▶ _Requirement_: Do not include the pictures; repeat the rest of the data exactly.

▶ _Given material_:
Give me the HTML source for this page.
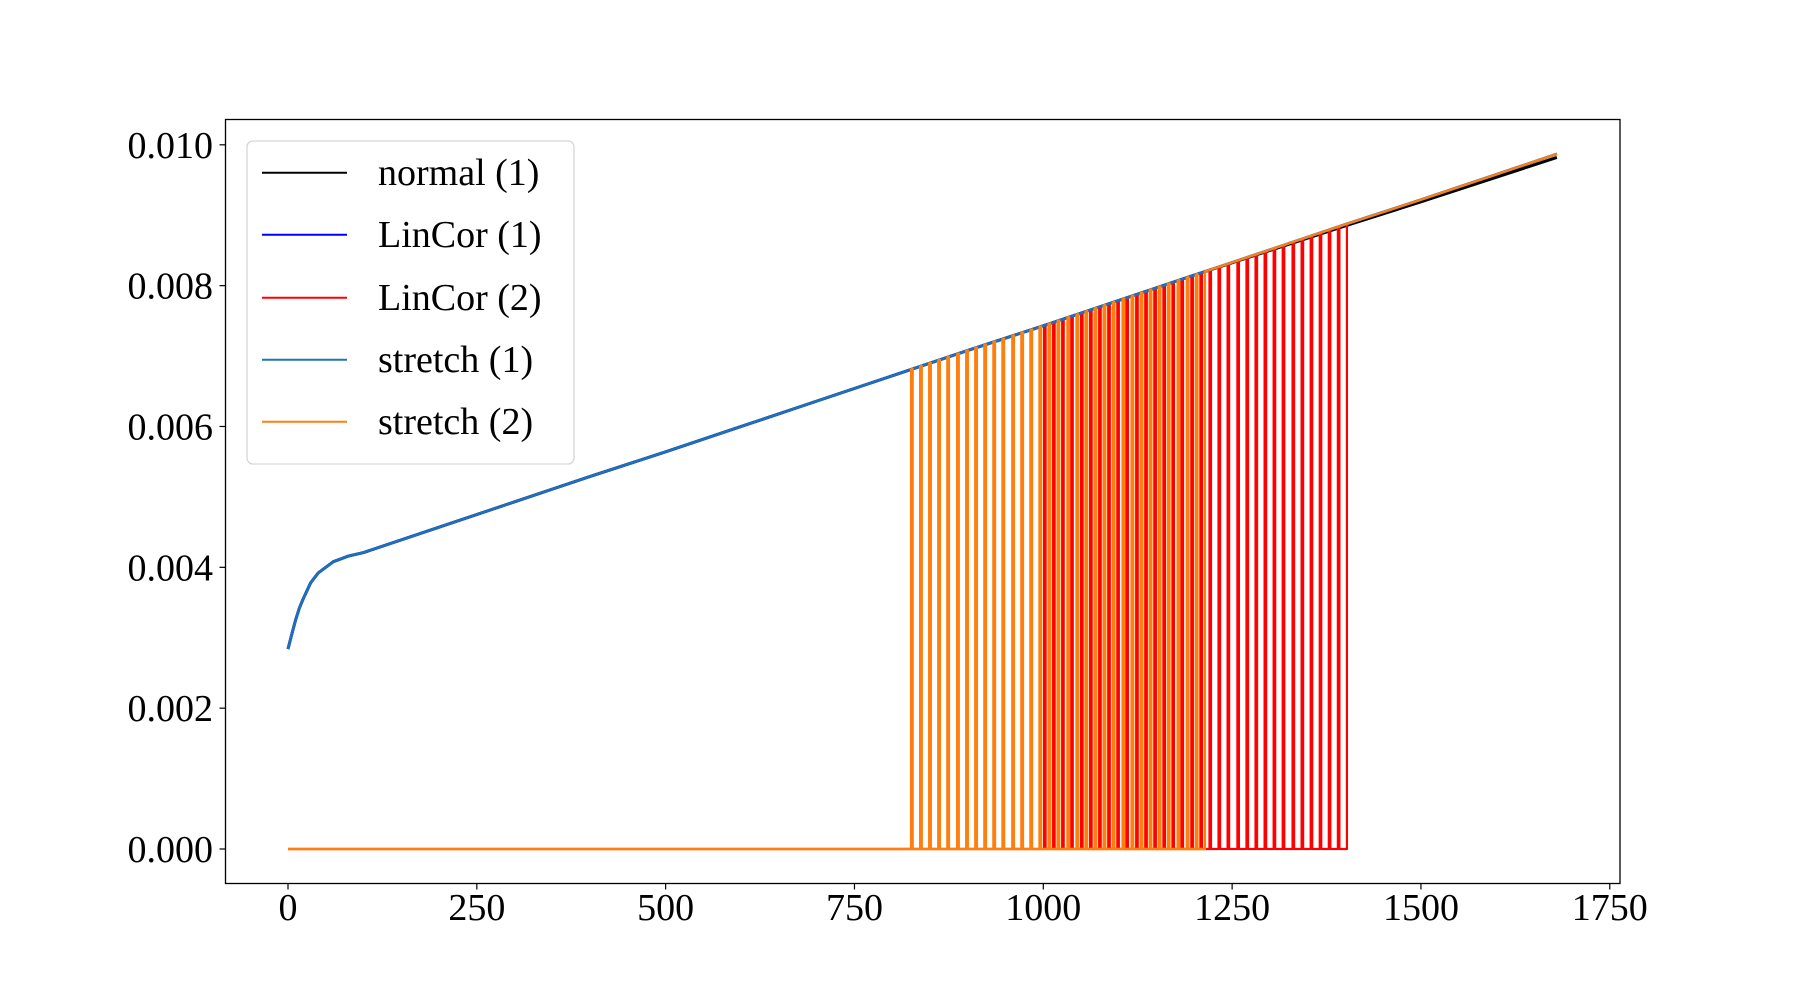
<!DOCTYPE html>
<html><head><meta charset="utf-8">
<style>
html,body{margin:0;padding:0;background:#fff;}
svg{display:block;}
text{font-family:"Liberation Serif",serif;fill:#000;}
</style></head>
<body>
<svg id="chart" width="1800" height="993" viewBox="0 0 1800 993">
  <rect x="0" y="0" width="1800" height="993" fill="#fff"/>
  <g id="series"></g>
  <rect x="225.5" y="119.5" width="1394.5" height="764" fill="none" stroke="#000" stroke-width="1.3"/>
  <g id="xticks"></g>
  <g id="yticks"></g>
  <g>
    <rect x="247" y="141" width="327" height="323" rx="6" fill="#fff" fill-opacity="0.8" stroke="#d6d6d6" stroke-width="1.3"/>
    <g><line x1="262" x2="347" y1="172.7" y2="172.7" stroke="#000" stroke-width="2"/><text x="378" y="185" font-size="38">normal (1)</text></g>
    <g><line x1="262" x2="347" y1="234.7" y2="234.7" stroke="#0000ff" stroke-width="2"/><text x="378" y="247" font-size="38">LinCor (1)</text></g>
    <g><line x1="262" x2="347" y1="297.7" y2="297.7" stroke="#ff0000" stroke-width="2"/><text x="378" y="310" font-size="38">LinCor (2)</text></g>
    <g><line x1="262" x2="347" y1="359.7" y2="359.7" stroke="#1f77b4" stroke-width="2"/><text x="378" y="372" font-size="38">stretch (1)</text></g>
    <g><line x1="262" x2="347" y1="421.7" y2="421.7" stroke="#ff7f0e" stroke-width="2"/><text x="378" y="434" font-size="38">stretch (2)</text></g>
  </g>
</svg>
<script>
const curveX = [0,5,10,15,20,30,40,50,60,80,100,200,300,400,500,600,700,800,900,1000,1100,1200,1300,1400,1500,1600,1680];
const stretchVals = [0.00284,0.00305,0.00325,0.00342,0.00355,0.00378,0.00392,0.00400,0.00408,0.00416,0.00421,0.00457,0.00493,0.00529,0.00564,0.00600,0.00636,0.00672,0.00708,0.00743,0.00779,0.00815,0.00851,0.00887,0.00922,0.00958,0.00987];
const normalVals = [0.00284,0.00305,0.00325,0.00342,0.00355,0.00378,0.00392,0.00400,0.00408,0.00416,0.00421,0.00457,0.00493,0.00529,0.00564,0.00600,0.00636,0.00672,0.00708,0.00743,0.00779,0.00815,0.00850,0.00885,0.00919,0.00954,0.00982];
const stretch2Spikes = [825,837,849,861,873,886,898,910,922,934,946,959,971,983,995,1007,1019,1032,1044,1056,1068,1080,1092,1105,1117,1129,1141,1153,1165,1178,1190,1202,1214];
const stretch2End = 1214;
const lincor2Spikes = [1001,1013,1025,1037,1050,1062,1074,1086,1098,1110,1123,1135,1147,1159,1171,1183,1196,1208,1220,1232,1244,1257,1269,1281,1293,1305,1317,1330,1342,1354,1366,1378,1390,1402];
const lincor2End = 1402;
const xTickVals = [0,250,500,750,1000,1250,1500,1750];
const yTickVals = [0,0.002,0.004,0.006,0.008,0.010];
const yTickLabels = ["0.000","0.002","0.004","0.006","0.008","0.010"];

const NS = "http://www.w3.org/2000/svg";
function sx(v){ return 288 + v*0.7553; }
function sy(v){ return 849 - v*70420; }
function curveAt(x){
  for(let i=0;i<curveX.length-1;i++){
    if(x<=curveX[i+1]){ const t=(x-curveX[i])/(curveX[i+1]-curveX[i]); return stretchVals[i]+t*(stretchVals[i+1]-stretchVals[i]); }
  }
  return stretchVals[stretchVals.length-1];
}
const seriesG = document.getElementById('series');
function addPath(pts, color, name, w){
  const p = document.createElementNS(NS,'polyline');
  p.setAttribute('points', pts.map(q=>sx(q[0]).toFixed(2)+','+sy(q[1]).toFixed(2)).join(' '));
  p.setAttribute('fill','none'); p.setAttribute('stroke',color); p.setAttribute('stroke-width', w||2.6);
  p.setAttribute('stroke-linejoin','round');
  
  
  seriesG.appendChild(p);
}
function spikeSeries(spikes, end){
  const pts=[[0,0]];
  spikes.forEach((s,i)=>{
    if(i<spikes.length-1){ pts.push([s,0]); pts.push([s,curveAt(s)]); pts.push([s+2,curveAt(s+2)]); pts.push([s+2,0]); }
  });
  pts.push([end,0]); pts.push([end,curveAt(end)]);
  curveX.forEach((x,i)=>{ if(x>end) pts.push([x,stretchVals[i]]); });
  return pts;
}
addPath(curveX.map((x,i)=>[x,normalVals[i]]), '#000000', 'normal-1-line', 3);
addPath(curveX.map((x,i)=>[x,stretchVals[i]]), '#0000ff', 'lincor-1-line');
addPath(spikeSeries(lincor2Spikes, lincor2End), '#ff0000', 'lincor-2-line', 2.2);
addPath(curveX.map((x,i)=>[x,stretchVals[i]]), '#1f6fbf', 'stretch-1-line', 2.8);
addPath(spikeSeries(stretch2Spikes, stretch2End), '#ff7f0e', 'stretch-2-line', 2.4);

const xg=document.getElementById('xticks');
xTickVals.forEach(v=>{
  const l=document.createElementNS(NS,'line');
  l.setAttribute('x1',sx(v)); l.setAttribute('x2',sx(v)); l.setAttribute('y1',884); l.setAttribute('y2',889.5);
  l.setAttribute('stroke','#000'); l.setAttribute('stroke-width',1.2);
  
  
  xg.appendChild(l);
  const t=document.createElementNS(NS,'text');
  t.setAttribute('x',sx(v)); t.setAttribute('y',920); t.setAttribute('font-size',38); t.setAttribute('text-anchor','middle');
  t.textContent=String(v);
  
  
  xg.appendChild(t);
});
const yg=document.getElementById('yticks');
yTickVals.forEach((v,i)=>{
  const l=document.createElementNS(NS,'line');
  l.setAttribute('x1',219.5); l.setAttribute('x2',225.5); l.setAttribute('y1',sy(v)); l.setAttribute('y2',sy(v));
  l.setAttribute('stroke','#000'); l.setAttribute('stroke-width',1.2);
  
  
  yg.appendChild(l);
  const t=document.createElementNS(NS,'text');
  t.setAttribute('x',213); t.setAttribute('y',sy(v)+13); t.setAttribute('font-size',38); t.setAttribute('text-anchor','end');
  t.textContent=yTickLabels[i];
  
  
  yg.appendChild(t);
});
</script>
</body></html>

▶ _Result for this task_:
Give me the HTML source for this page.
<!DOCTYPE html>
<html><head><meta charset="utf-8">
<style>
html,body{margin:0;padding:0;background:#fff;}
svg{display:block;}
text{font-family:"Liberation Serif",serif;fill:#000;}
</style></head>
<body>
<svg id="chart" width="1800" height="993" viewBox="0 0 1800 993">
  <rect x="0" y="0" width="1800" height="993" fill="#fff"/>
  <g id="series"></g>
  <rect x="225.5" y="119.5" width="1394.5" height="764" fill="none" stroke="#000" stroke-width="1.3"/>
  <g id="xticks"></g>
  <g id="yticks"></g>
  <g>
    <rect x="247" y="141" width="327" height="323" rx="6" fill="#fff" fill-opacity="0.8" stroke="#d6d6d6" stroke-width="1.3"/>
    <g><line x1="262" x2="347" y1="172.7" y2="172.7" stroke="#000" stroke-width="2"/><text x="378" y="185" font-size="38">normal (1)</text></g>
    <g><line x1="262" x2="347" y1="234.7" y2="234.7" stroke="#0000ff" stroke-width="2"/><text x="378" y="247" font-size="38">LinCor (1)</text></g>
    <g><line x1="262" x2="347" y1="297.7" y2="297.7" stroke="#ff0000" stroke-width="2"/><text x="378" y="310" font-size="38">LinCor (2)</text></g>
    <g><line x1="262" x2="347" y1="359.7" y2="359.7" stroke="#1f77b4" stroke-width="2"/><text x="378" y="372" font-size="38">stretch (1)</text></g>
    <g><line x1="262" x2="347" y1="421.7" y2="421.7" stroke="#ff7f0e" stroke-width="2"/><text x="378" y="434" font-size="38">stretch (2)</text></g>
  </g>
</svg>
<script>
const curveX = [0,5,10,15,20,30,40,50,60,80,100,200,300,400,500,600,700,800,900,1000,1100,1200,1300,1400,1500,1600,1680];
const stretchVals = [0.00284,0.00305,0.00325,0.00342,0.00355,0.00378,0.00392,0.00400,0.00408,0.00416,0.00421,0.00457,0.00493,0.00529,0.00564,0.00600,0.00636,0.00672,0.00708,0.00743,0.00779,0.00815,0.00851,0.00887,0.00922,0.00958,0.00987];
const normalVals = [0.00284,0.00305,0.00325,0.00342,0.00355,0.00378,0.00392,0.00400,0.00408,0.00416,0.00421,0.00457,0.00493,0.00529,0.00564,0.00600,0.00636,0.00672,0.00708,0.00743,0.00779,0.00815,0.00850,0.00885,0.00919,0.00954,0.00982];
const stretch2Spikes = [825,837,849,861,873,886,898,910,922,934,946,959,971,983,995,1007,1019,1032,1044,1056,1068,1080,1092,1105,1117,1129,1141,1153,1165,1178,1190,1202,1214];
const stretch2End = 1214;
const lincor2Spikes = [1001,1013,1025,1037,1050,1062,1074,1086,1098,1110,1123,1135,1147,1159,1171,1183,1196,1208,1220,1232,1244,1257,1269,1281,1293,1305,1317,1330,1342,1354,1366,1378,1390,1402];
const lincor2End = 1402;
const xTickVals = [0,250,500,750,1000,1250,1500,1750];
const yTickVals = [0,0.002,0.004,0.006,0.008,0.010];
const yTickLabels = ["0.000","0.002","0.004","0.006","0.008","0.010"];

const NS = "http://www.w3.org/2000/svg";
function sx(v){ return 288 + v*0.7553; }
function sy(v){ return 849 - v*70420; }
function curveAt(x){
  for(let i=0;i<curveX.length-1;i++){
    if(x<=curveX[i+1]){ const t=(x-curveX[i])/(curveX[i+1]-curveX[i]); return stretchVals[i]+t*(stretchVals[i+1]-stretchVals[i]); }
  }
  return stretchVals[stretchVals.length-1];
}
const seriesG = document.getElementById('series');
function addPath(pts, color, name, w){
  const p = document.createElementNS(NS,'polyline');
  p.setAttribute('points', pts.map(q=>sx(q[0]).toFixed(2)+','+sy(q[1]).toFixed(2)).join(' '));
  p.setAttribute('fill','none'); p.setAttribute('stroke',color); p.setAttribute('stroke-width', w||2.6);
  p.setAttribute('stroke-linejoin','round');
  
  
  seriesG.appendChild(p);
}
function spikeSeries(spikes, end){
  const pts=[[0,0]];
  spikes.forEach((s,i)=>{
    if(i<spikes.length-1){ pts.push([s,0]); pts.push([s,curveAt(s)]); pts.push([s+2,curveAt(s+2)]); pts.push([s+2,0]); }
  });
  pts.push([end,0]); pts.push([end,curveAt(end)]);
  curveX.forEach((x,i)=>{ if(x>end) pts.push([x,stretchVals[i]]); });
  return pts;
}
addPath(curveX.map((x,i)=>[x,normalVals[i]]), '#000000', 'normal-1-line', 3);
addPath(curveX.map((x,i)=>[x,stretchVals[i]]), '#0000ff', 'lincor-1-line');
addPath(spikeSeries(lincor2Spikes, lincor2End), '#ff0000', 'lincor-2-line', 2.2);
addPath(curveX.map((x,i)=>[x,stretchVals[i]]), '#1f6fbf', 'stretch-1-line', 2.8);
addPath(spikeSeries(stretch2Spikes, stretch2End), '#ff7f0e', 'stretch-2-line', 2.4);

const xg=document.getElementById('xticks');
xTickVals.forEach(v=>{
  const l=document.createElementNS(NS,'line');
  l.setAttribute('x1',sx(v)); l.setAttribute('x2',sx(v)); l.setAttribute('y1',884); l.setAttribute('y2',889.5);
  l.setAttribute('stroke','#000'); l.setAttribute('stroke-width',1.2);
  
  
  xg.appendChild(l);
  const t=document.createElementNS(NS,'text');
  t.setAttribute('x',sx(v)); t.setAttribute('y',920); t.setAttribute('font-size',38); t.setAttribute('text-anchor','middle');
  t.textContent=String(v);
  
  
  xg.appendChild(t);
});
const yg=document.getElementById('yticks');
yTickVals.forEach((v,i)=>{
  const l=document.createElementNS(NS,'line');
  l.setAttribute('x1',219.5); l.setAttribute('x2',225.5); l.setAttribute('y1',sy(v)); l.setAttribute('y2',sy(v));
  l.setAttribute('stroke','#000'); l.setAttribute('stroke-width',1.2);
  
  
  yg.appendChild(l);
  const t=document.createElementNS(NS,'text');
  t.setAttribute('x',213); t.setAttribute('y',sy(v)+13); t.setAttribute('font-size',38); t.setAttribute('text-anchor','end');
  t.textContent=yTickLabels[i];
  
  
  yg.appendChild(t);
});
</script>
</body></html>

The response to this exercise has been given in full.